* EXERCISE OBJECTIVE
Leaving the pictures aside, transcribe every line below exactly.

--- begin EXTRACTED DATA ---

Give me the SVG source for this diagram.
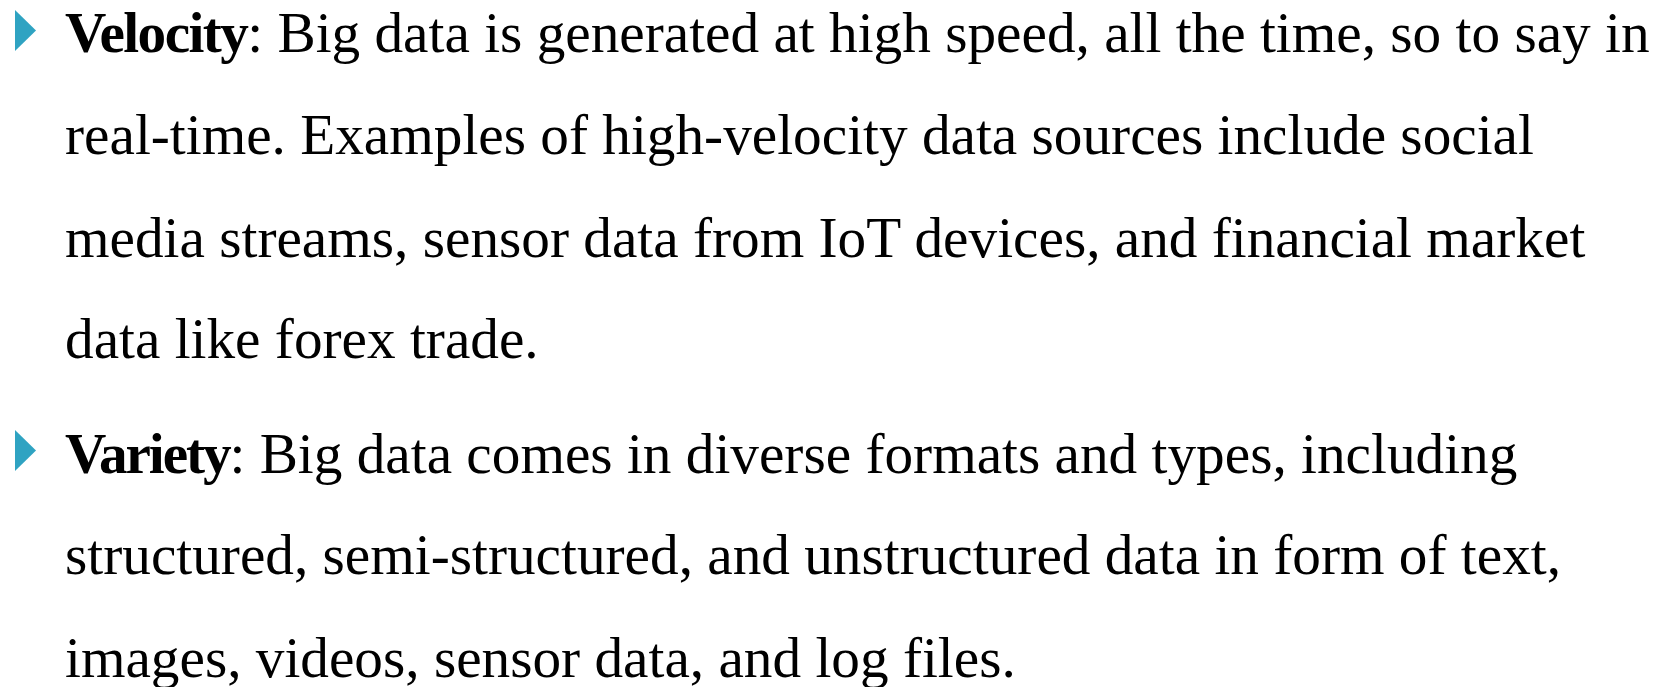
<svg xmlns="http://www.w3.org/2000/svg" width="1675" height="687" viewBox="0 0 1675 687">
  <style>
    .body { font-family: "Liberation Serif", "Times New Roman", serif; font-size: 57.25px; fill: #000000; }
    .term { font-weight: bold; letter-spacing: -1.6px; }
    .term.tight { letter-spacing: -2.1px; }
    .bullet { fill: #2FA3C2; }
  </style>
  <defs>
    <polygon id="arrow-bullet" points="0,0 21,20.5 0,41"/>
  </defs>
  <rect x="0" y="0" width="1675" height="687" fill="#ffffff"/>

  <!-- Velocity paragraph -->
  <g id="velocity">
    <use href="#arrow-bullet" class="bullet" x="15" y="10"/>
    <text class="body" x="65" y="52"><tspan class="term">Velocity</tspan>: Big data is generated at high speed, all the time, so to say in</text>
    <text class="body" x="65" y="154">real-time. Examples of high-velocity data sources include social</text>
    <text class="body" x="65" y="257">media streams, sensor data from IoT devices, and financial market</text>
    <text class="body" x="65" y="358">data like forex trade.</text>
  </g>

  <!-- Variety paragraph -->
  <g id="variety">
    <use href="#arrow-bullet" class="bullet" x="15" y="430"/>
    <text class="body" x="65" y="473"><tspan class="term tight">Variety</tspan>: Big data comes in diverse formats and types, including</text>
    <text class="body" x="65" y="574">structured, semi-structured, and unstructured data in form of text,</text>
    <text class="body" x="65" y="677">images, videos, sensor data, and log files.</text>
  </g>
</svg>
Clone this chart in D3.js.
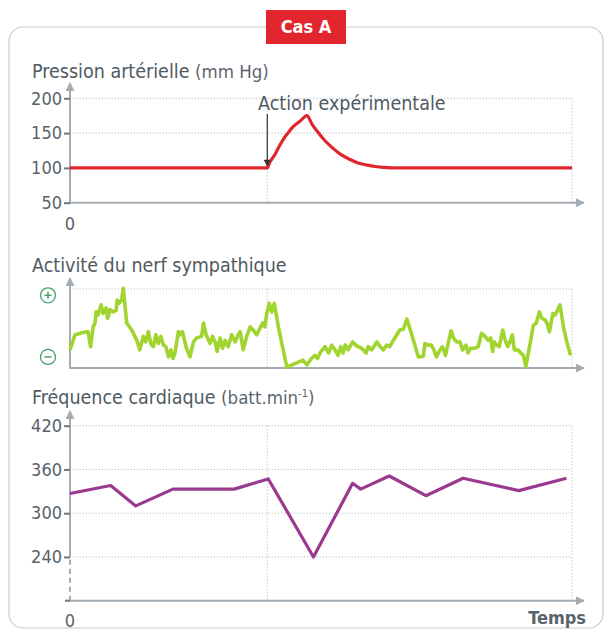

--- end EXTRACTED DATA ---

* TASK RESPONSE
Give me the SVG source for this diagram.
<svg xmlns="http://www.w3.org/2000/svg" width="1675" height="687" viewBox="0 0 1675 687">
  <style>
    .body { font-family: "Liberation Serif", "Times New Roman", serif; font-size: 57.25px; fill: #000000; }
    .term { font-weight: bold; letter-spacing: -1.6px; }
    .term.tight { letter-spacing: -2.1px; }
    .bullet { fill: #2FA3C2; }
  </style>
  <defs>
    <polygon id="arrow-bullet" points="0,0 21,20.5 0,41"/>
  </defs>
  <rect x="0" y="0" width="1675" height="687" fill="#ffffff"/>

  <!-- Velocity paragraph -->
  <g id="velocity">
    <use href="#arrow-bullet" class="bullet" x="15" y="10"/>
    <text class="body" x="65" y="52"><tspan class="term">Velocity</tspan>: Big data is generated at high speed, all the time, so to say in</text>
    <text class="body" x="65" y="154">real-time. Examples of high-velocity data sources include social</text>
    <text class="body" x="65" y="257">media streams, sensor data from IoT devices, and financial market</text>
    <text class="body" x="65" y="358">data like forex trade.</text>
  </g>

  <!-- Variety paragraph -->
  <g id="variety">
    <use href="#arrow-bullet" class="bullet" x="15" y="430"/>
    <text class="body" x="65" y="473"><tspan class="term tight">Variety</tspan>: Big data comes in diverse formats and types, including</text>
    <text class="body" x="65" y="574">structured, semi-structured, and unstructured data in form of text,</text>
    <text class="body" x="65" y="677">images, videos, sensor data, and log files.</text>
  </g>
</svg>
Clone this chart in D3.js.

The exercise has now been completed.